Heat advisories are in effect for much the eastern half of Oklahoma, all of east Texas, much of Arkansas, Louisiana, and parts of Mississippi and Alabama today, according to the National Weather Service.

Temperatures near Tulsa and Barlesville in Oklahoma are expected to reach the mid-90s with heat index values as high as 107˚F. this afternoon, the NWS said in a report early this morning.

“The combination of hot temperatures and high humidity will combine to create a dangerous situation in which heat illnesses are possible,” the agency said. “Take extra precautions if you work or spend time outside.”

Farther north, a flash flood warning and a flood warning are in effect for parts of central Nebraska, as up to 9 inches of rain have fallen in the past 15 hours, the NWS said.

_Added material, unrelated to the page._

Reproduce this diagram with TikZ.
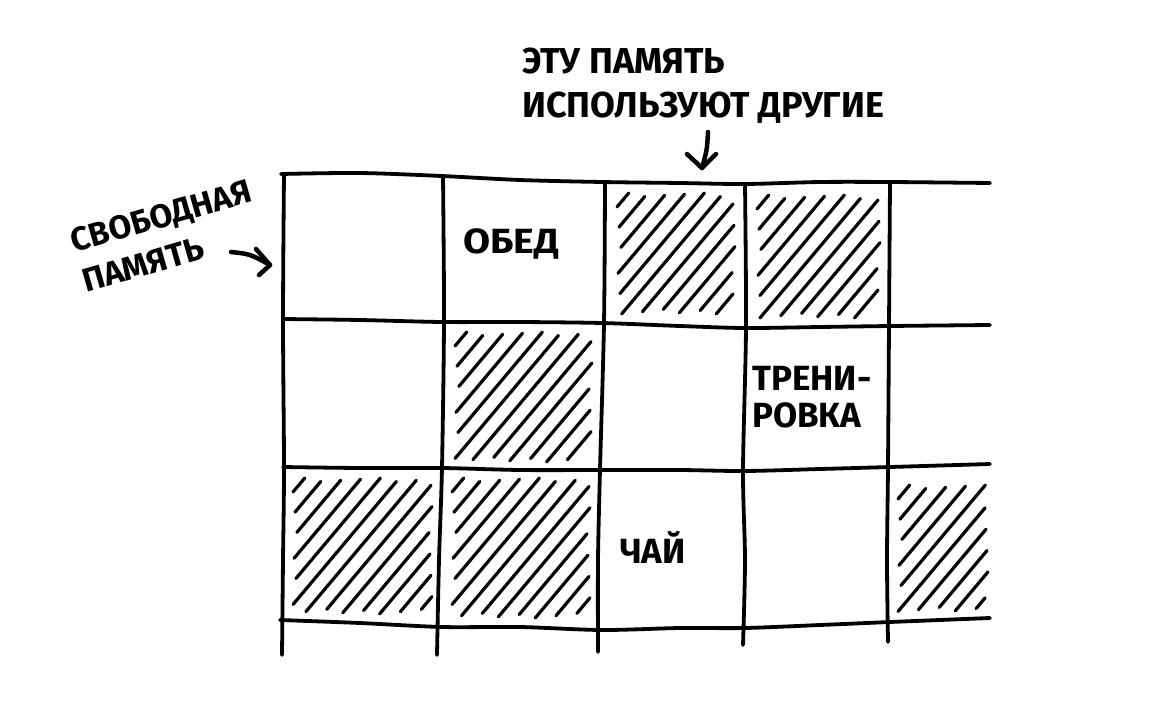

As of 5 a.m. local time, automated gauges indicate several counties in the center of the state received at least 2 to 4 inches of rain. The threat of flash flooding has ended in most counties, but small creeks and streams and a few larger rivers will continue to overrun their banks well into this afternoon and possibly beyond that.

Scattered thunderstorms also are expected in much of Iowa and northern Illinois this afternoon, with damaging winds and localized flash flooding from “torrential” rain of as much as 2 inches per hour becoming the biggest threats, the NWS said.